Ki öyle yapmaya çalışanlara ne yapıyorsunuz demedi, her önüne geleni azarlayan o Erdoğan emrindeki kurumlara yazı göndererek Türkçe dışında bir dilin kullanılmasını yasaklayan Erzurum’un Tekman ilçesi Kaymakamına tek bir eleştiri bile yöneltmedi. AKP İzmir milletvekili Hüseyin Kocabıyık, twitter hesabından "Şehitlerimizin vebali HDP ye oy veren şerefsizlerin üzerindedir. Allah onların belasını versin" diye yazınca. Ne Erdoğan ayıpladı onu ne de AKP yönetimi disipline vermedi o zatı…

Ama kendisine ve iktidarına dönük en ufak eleştiriye tahammülsüzlüğü kardeşini kaybeden bir Yarbayın duygusal çıkışını en ağır biçimde cezalandırarak, onu itibarsızlaştırmaya ve vatan haini ilan ettirmeye kadar vardı.      

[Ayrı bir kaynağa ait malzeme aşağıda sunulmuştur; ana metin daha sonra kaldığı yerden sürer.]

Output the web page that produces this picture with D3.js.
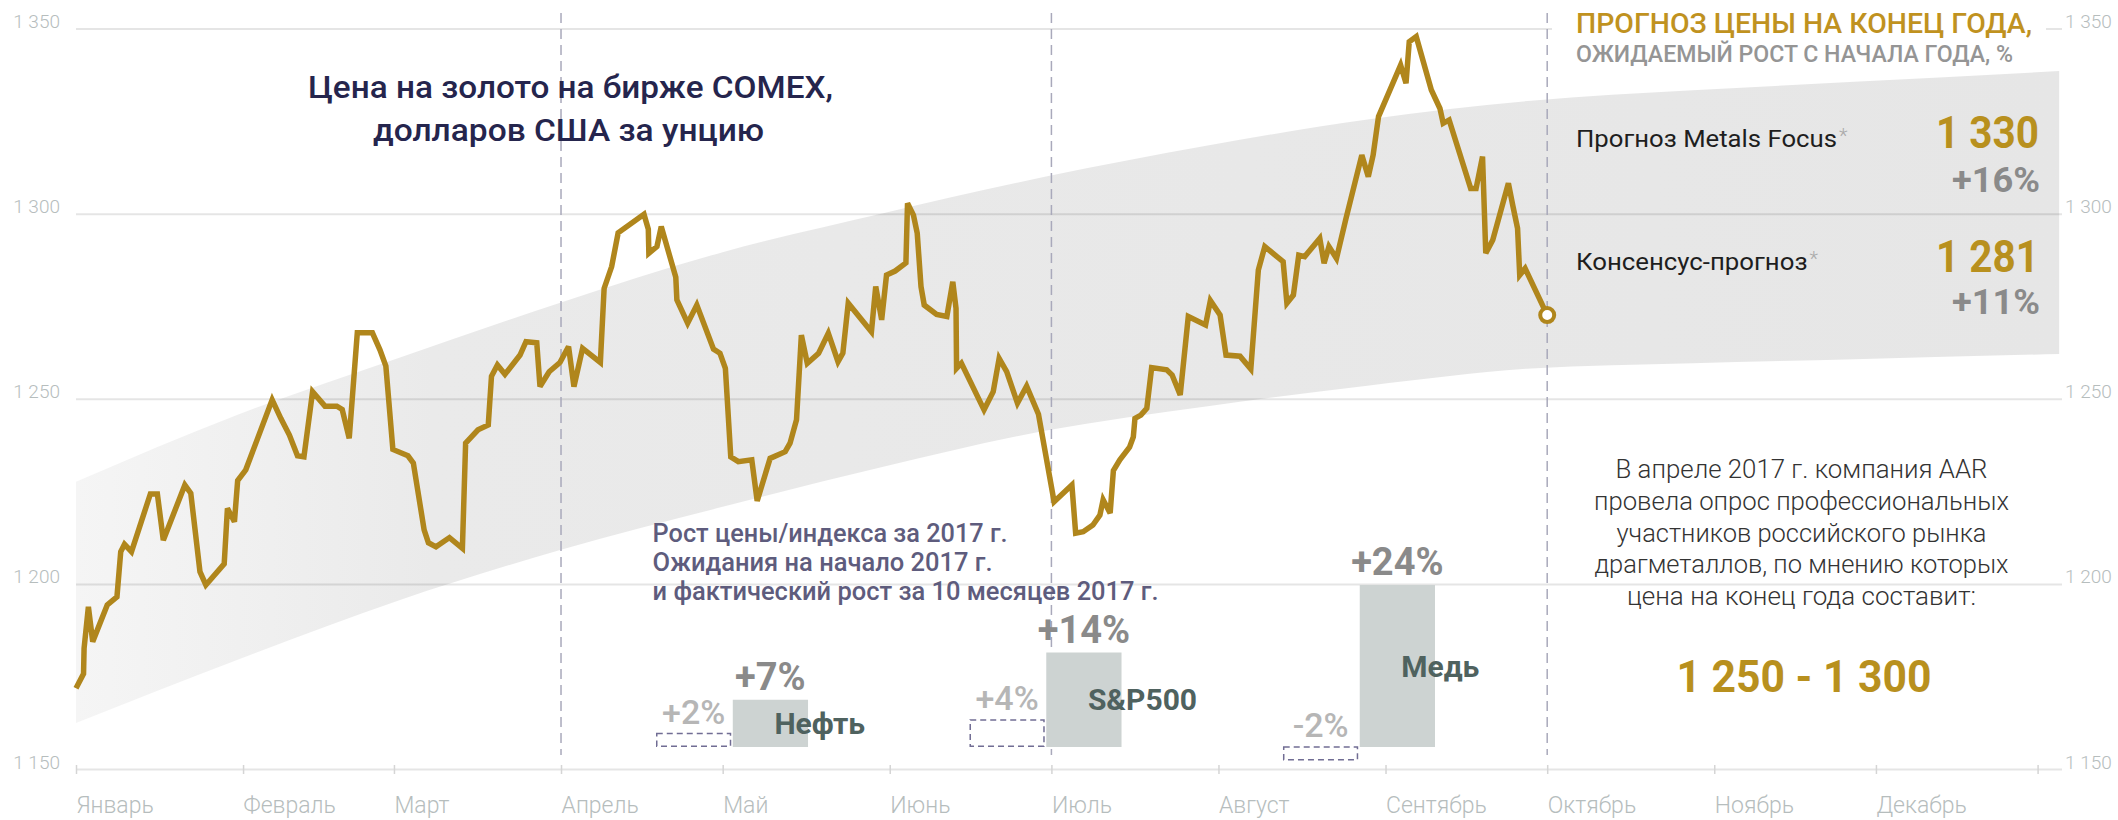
<!DOCTYPE html>
<html><head><meta charset="utf-8">
<script src="https://cdn.jsdelivr.net/npm/d3@7"></script>
<style>
html,body{margin:0;padding:0;background:#fff;}
svg{display:block;font-family:Roboto,"Noto Sans",sans-serif;}
</style></head><body>
<svg id="chart" width="2118" height="820"></svg>
<script>
// ---------- DATA ----------
// Gold price, COMEX, USD/oz. priceDays = days since 1 Jan 2017
const priceDays = [
  0,1.4,1.5,2.3,3.1,5.8,7.6,8.3,9.0,10.3,
  13.8,15.1,16.2,20.2,21.3,23.0,24.1,27.5,28.1,29.4,
  30.0,31.5,36.4,38.0,39.6,41.1,42.3,43.9,46.2,48.4,
  49.4,50.7,52.2,55.0,56.4,57.5,58.8,61.6,62.6,64.6,
  65.4,66.8,69.3,71.7,72.3,74.6,76.5,77.1,78.2,79.6,
  82.4,83.5,85.5,86.1,87.8,89.8,91.4,92.4,94.0,97.3,
  98.0,99.4,100.6,105.4,106.2,106.3,107.8,108.6,111.3,111.5,
  113.5,115.2,118.3,119.5,120.5,121.5,122.9,125.4,126.4,128.8,
  131.6,132.5,133.7,134.6,135.7,137.8,139.6,141.4,142.3,143.3,
  147.6,148.4,149.5,150.4,152.0,154.0,154.3,155.4,156.1,156.8,
  157.4,159.7,161.6,162.7,163.3,163.4,164.3,168.5,170.2,171.3,
  172.7,174.7,176.4,178.6,181.5,184.8,185.5,186.9,188.7,190.0,
  190.6,191.9,192.5,193.7,195.5,196.2,196.5,197.6,198.7,199.6,
  202.4,203.4,204.9,206.4,209.6,210.5,212.3,213.4,216.0,218.0,
  219.4,220.6,224.0,224.7,225.9,226.9,228.0,230.8,231.6,232.5,
  233.9,235.6,238.6,239.8,240.7,241.7,245.8,246.8,247.4,248.7,
  251.5,253.1,253.7,254.8,258.8,259.8,261.0,261.6,262.9,265.8,
  266.6,267.5,267.9,268.9,273.0
];
const priceValues = [
  1171.8,1175.7,1182.6,1193.8,1184.4,1194.3,1196.5,1208.7,1210.7,1208.7,
  1224.3,1224.3,1211.8,1226.7,1224.5,1203.3,1199.7,1205.4,1220.4,1216.8,
  1227.9,1230.8,1249.7,1244.7,1240.2,1234.6,1234.3,1251.9,1248.0,1248.0,
  1247.1,1239.3,1267.8,1267.8,1263.2,1258.8,1236.3,1234.6,1232.6,1214.6,
  1211.1,1210.0,1212.5,1209.6,1238.0,1241.6,1242.9,1256.1,1259.1,1256.6,
  1261.8,1265.4,1265.1,1253.3,1257.3,1259.8,1264.1,1253.3,1263.6,1259.8,
  1279.8,1285.7,1294.8,1299.8,1295.8,1289.3,1291.1,1296.5,1282.8,1276.7,
  1270.4,1275.3,1263.4,1262.3,1258.2,1234.3,1233.0,1233.5,1222.4,1233.9,
  1235.7,1238.0,1244.3,1267.2,1259.6,1262.3,1267.7,1260.0,1262.3,1275.8,
  1268.1,1280.3,1271.3,1283.4,1284.5,1286.7,1302.8,1299.6,1294.7,1280.3,
  1275.3,1272.8,1272.2,1281.6,1274.4,1258.2,1259.6,1247.0,1251.9,1260.9,
  1257.3,1248.8,1253.4,1245.8,1222.2,1226.7,1213.7,1214.1,1215.9,1218.6,
  1222.7,1219.1,1230.6,1233.5,1236.9,1239.7,1244.7,1245.6,1247.4,1258.4,
  1257.8,1256.4,1251.0,1272.2,1269.9,1276.5,1272.6,1261.8,1261.5,1258.0,
  1284.8,1291.1,1287.0,1275.8,1278.0,1288.8,1288.4,1293.3,1286.6,1291.1,
  1287.9,1298.3,1315.8,1310.0,1315.8,1326.2,1340.1,1335.2,1346.4,1347.8,
  1333.4,1328.4,1324.4,1325.3,1306.8,1306.8,1315.4,1289.3,1292.9,1308.2,
  1302.3,1296.0,1283.4,1285.2,1272.6
];
// Expected range band (days since 1 Jan 2017)
const bandDays  = [0,30,60,90,120,150,180,210,240,270,300,330,368];
const bandUpper = [1227.6,1245.7,1261.1,1276.0,1289.6,1300.2,1310.0,1318.4,1325.5,1330.5,1333.3,1335.6,1338.5];
const bandLower = [1162.4,1179.5,1195.6,1209.2,1220.8,1231.7,1241.4,1248.0,1253.6,1258.2,1259.6,1260.7,1262.1];

const yTicks = [1150,1200,1250,1300,1350];
const monthLabels = ["Январь","Февраль","Март","Апрель","Май","Июнь","Июль","Август","Сентябрь","Октябрь","Ноябрь","Декабрь"];
const quarterMonths = [3,6,9];

const forecastNames  = ["Прогноз Metals Focus","Консенсус-прогноз"];
const forecastPrices = [1330,1281];
const forecastGrowth = [16,11];

const assetNames    = ["Нефть","S&P500","Медь"];
const assetExpected = [2,4,-2];
const assetActual   = [7,14,24];

const surveyLines = ["В апреле 2017 г. компания AAR","провела опрос профессиональных","участников российского рынка","драгметаллов, по мнению которых","цена на конец года составит:"];
const surveyRange = [1250,1300];

// ---------- SETUP ----------
const svg = d3.select("#chart");
const ru = d3.formatLocale({decimal:",",thousands:" ",grouping:[3],currency:["",""],minus:"-"});
const fmt = ru.format(",");
const pct = v => ru.format("+")(v) + "%";
const t0 = Date.UTC(2017,0,1);
const dayToDate = d => new Date(t0 + d*864e5);

const x = d3.scaleUtc().domain([new Date(t0), new Date(Date.UTC(2017,11,31))]).range([76, 2037.6]);
const y = d3.scaleLinear().domain([1150,1350]).range([769, 28.5]);

function label(g, str, o){
  const t = g.append("text").text(str)
    .attr("x",o.x).attr("y",o.y)
    .attr("font-size",o.size).attr("font-weight",o.weight||400)
    .attr("fill",o.fill).attr("text-anchor",o.anchor||"start");
  if (o.width) t.attr("textLength",o.width).attr("lengthAdjust","spacingAndGlyphs");
  return t;
}

// gradient for band
const defs = svg.append("defs");
const grad = defs.append("linearGradient").attr("id","bandGrad")
  .attr("gradientUnits","userSpaceOnUse").attr("x1",76).attr("x2",2059).attr("y1",0).attr("y2",0);
[[0,"#f5f5f5"],[0.18,"#eaeaea"],[1,"#e6e6e6"]].forEach(([o,c])=>grad.append("stop").attr("offset",o).attr("stop-color",c));

// band
const bandData = bandDays.map((d,i)=>({d, hi:bandUpper[i], lo:bandLower[i]}));
svg.append("path").datum(bandData)
  .attr("fill","url(#bandGrad)")
  .attr("d", d3.area().x(p=>x(dayToDate(p.d))).y0(p=>y(p.lo)).y1(p=>y(p.hi)).curve(d3.curveMonotoneX));

// gridlines
svg.append("g").attr("transform","translate(76,0)")
  .call(d3.axisLeft(y).tickValues(yTicks).tickSize(-(2062-76)).tickFormat(""))
  .call(g=>g.select(".domain").remove())
  .call(g=>g.selectAll("line").attr("stroke","#000").attr("stroke-opacity",0.1).attr("stroke-width",2));

// y labels left/right
function styleY(g){
  g.select(".domain").remove();
  g.attr("font-family",null).attr("font-size",null);
  g.selectAll("text").attr("dy",null).attr("y",-1).attr("fill","#b6bdbd")
    .attr("font-size",19).attr("font-weight",300);
}
svg.append("g").attr("transform","translate(60,0)")
  .call(d3.axisLeft(y).tickValues(yTicks).tickSize(0).tickPadding(0).tickFormat(fmt)).call(styleY);
svg.append("g").attr("transform","translate(2065,0)")
  .call(d3.axisRight(y).tickValues(yTicks).tickSize(0).tickPadding(0).tickFormat(fmt)).call(styleY);

// x axis
const xTicks = d3.range(12).map(m=>new Date(Date.UTC(2017,m,1))).concat([new Date(Date.UTC(2017,11,31))]);
svg.append("g").attr("transform","translate(0,769)")
  .call(d3.axisBottom(x).tickValues(xTicks).tickSize(5).tickFormat((d,i)=> i<12 ? monthLabels[i] : ""))
  .call(g=>{g.select(".domain").remove(); g.attr("font-family",null).attr("font-size",null);})
  .call(g=>g.selectAll(".tick line").attr("y1",-4).attr("y2",5).attr("stroke","#d5d5d5").attr("stroke-width",1.5))
  .call(g=>g.selectAll(".tick text").attr("y",44).attr("dy",null).attr("text-anchor","start")
     .attr("fill","#b6bdbd").attr("font-size",23).attr("font-weight",300));

// white background behind forecast header
svg.append("rect").attr("x",1552).attr("y",6).attr("width",494).attr("height",62).attr("fill","#fff");

// quarter dashed lines
svg.append("g").selectAll("line").data(quarterMonths).join("line")
  .attr("x1",m=>x(new Date(Date.UTC(2017,m,1)))).attr("x2",m=>x(new Date(Date.UTC(2017,m,1))))
  .attr("y1",13).attr("y2",755)
  .attr("stroke","#a9a9bb").attr("stroke-width",1.5).attr("stroke-dasharray","10,6");

// gold price line
const pricePts = priceDays.map((d,i)=>[d, priceValues[i]]);
svg.append("path").datum(pricePts)
  .attr("fill","none").attr("stroke","#b0861c").attr("stroke-width",5.5)
  .attr("stroke-linejoin","miter").attr("stroke-miterlimit",3)
  .attr("d", d3.line().x(p=>x(dayToDate(p[0]))).y(p=>y(p[1])));
const last = pricePts[pricePts.length-1];
svg.append("circle").attr("cx",x(dayToDate(last[0]))).attr("cy",y(last[1])).attr("r",7)
  .attr("fill","#fff").attr("stroke","#b0861c").attr("stroke-width",4);

// ---------- TEXT ----------
const T = svg.append("g");
label(T,"Цена на золото на бирже COMEX,",{x:570.5,y:98,size:32,weight:500,fill:"#25254d",anchor:"middle",width:525});
label(T,"долларов США за унцию",{x:568.5,y:141,size:32,weight:500,fill:"#25254d",anchor:"middle",width:391});

label(T,"ПРОГНОЗ ЦЕНЫ НА КОНЕЦ ГОДА,",{x:1576,y:33.3,size:28,weight:500,fill:"#c0921f",width:456});
label(T,"ОЖИДАЕМЫЙ РОСТ С НАЧАЛА ГОДА, %",{x:1576,y:61.7,size:23,weight:500,fill:"#959595",width:437});

const fNameY = [146.7,270], fNameW = [261,231.5], fPriceY=[148.3,271.7], fGrowY=[191.7,314.3];
forecastNames.forEach((n,i)=>{
  label(T,n,{x:1576,y:fNameY[i],size:23,weight:400,fill:"#1e1e1e",width:fNameW[i]});
  label(T,"*",{x:1576+fNameW[i]+2,y:fNameY[i]-4,size:20,weight:300,fill:"#aaaaaa"});
  label(T,fmt(forecastPrices[i]),{x:2039,y:fPriceY[i],size:44,weight:700,fill:"#b8901e",anchor:"end",width:103});
  label(T,pct(forecastGrowth[i]),{x:2040,y:fGrowY[i],size:35,weight:700,fill:"#8a8a8a",anchor:"end",width:88});
});

const sW=[372,415,370,414,349];
surveyLines.forEach((s,i)=>label(T,s,{x:1801.5,y:478.3+i*31.7,size:25,weight:300,fill:"#333",anchor:"middle",width:sW[i]}));
label(T,fmt(surveyRange[0])+" - "+fmt(surveyRange[1]),{x:1804,y:691.7,size:44,weight:700,fill:"#b8901e",anchor:"middle",width:255});

const aLines=["Рост цены/индекса за 2017 г.","Ожидания на начало 2017 г.","и фактический рост за 10 месяцев 2017 г."];
const aW=[355,340,506], aY=[541.7,570.7,600];
aLines.forEach((s,i)=>label(T,s,{x:652.6,y:aY[i],size:25,weight:500,fill:"#5e5c7d",width:aW[i]}));

// ---------- BARS ----------
const xg = d3.scaleBand().domain(assetNames).range([656,1435]).paddingInner(0.515).paddingOuter(0);
const xs = d3.scaleBand().domain(["exp","act"]).range([0,xg.bandwidth()]).paddingInner(0.02);
const yb = d3.scaleLinear().domain([0,24]).range([747,585]);
const B = svg.append("g");
assetNames.forEach((n,i)=>{
  const gx = xg(n);
  const e = assetExpected[i], a = assetActual[i];
  const ex = gx+xs("exp"), ax = gx+xs("act"), w = xs.bandwidth();
  B.append("rect").attr("x",ex+0.75).attr("y",yb(Math.max(e,0))).attr("width",w-1.5)
    .attr("height",Math.abs(yb(e)-yb(0))-0.75)
    .attr("fill","none").attr("stroke","#716d94").attr("stroke-width",1.5).attr("stroke-dasharray","6,4");
  B.append("rect").attr("x",ax).attr("y",yb(Math.max(a,0))).attr("width",w)
    .attr("height",Math.abs(yb(a)-yb(0))).attr("fill","#cdd3d2");
  label(B,pct(e),{x:ex+w/2,y:yb(Math.max(e,0))-10,size:34,weight:500,fill:"#b6b6b6",anchor:"middle"});
  label(B,pct(a),{x:ax+w/2,y:yb(Math.max(a,0))-10,size:38,weight:700,fill:"#8a8a8a",anchor:"middle"});
  label(B,n,{x:ax+w/2+4,y:(yb(a)+yb(0))/2,size:30,weight:700,fill:"#4f625f"}).attr("dy","0.35em");
});
</script>
</body></html>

Seçime dönersek, aday adayı olacaklar istifa etti kolları sıvadı ama.. Henüz kimler aday adayı kimler değil çok netleşmiş değil. Belli ki çok hızlı iki aylık bir seçim gündemi yaşayacağız. Herkes gibi benim de temennim seçim gündeminin içinde bulunduğumuz ve ağır bedeller ödediğimiz çatışma halini durdurur. Sona erdirir mi erdirmez mi bilemem ama en azından topluma biraz olsun soluk aldırır.

Öyle görünüyor ki AKP teşkilatlarıyla çok da hazırlanmış değil. Neden derseniz, hezimete uğradığı il ve ilçelerde teşkilatlarını yenilemek taze kan bulmak çabasına bile girmedi. Şimdi dersiniz ki “kanı başka mecralarda başkalarının evlatlarından toplamaya çalıştı” hakkınız var.

En azından önceki seçim kampanyasını doğru ve iyi yönetememiş yerel teşkilatları bir gözden geçirebilirdi. Yapmadı bu önceki seçimden ders almadığını gösterir. Kürt meselesinde dilini düzeltmedi yaklaşımını değiştirmedi. Bu da yine özellikle Kürt seçmeninin mesajını doğru okuyamadığını ya da kibrine yediremediğinin bir göstergesidir derim.

Çok değil en fazla 2 hafta sonra gerek AKP gerekse de HDP hangi adaylarla seçime gireceğini ilan eder. Yasal takvim bunu gerektiriyor. Umuyorum ki bu seçim süreci de önceki gibi sağduyu ve sükûnetle atlatılır.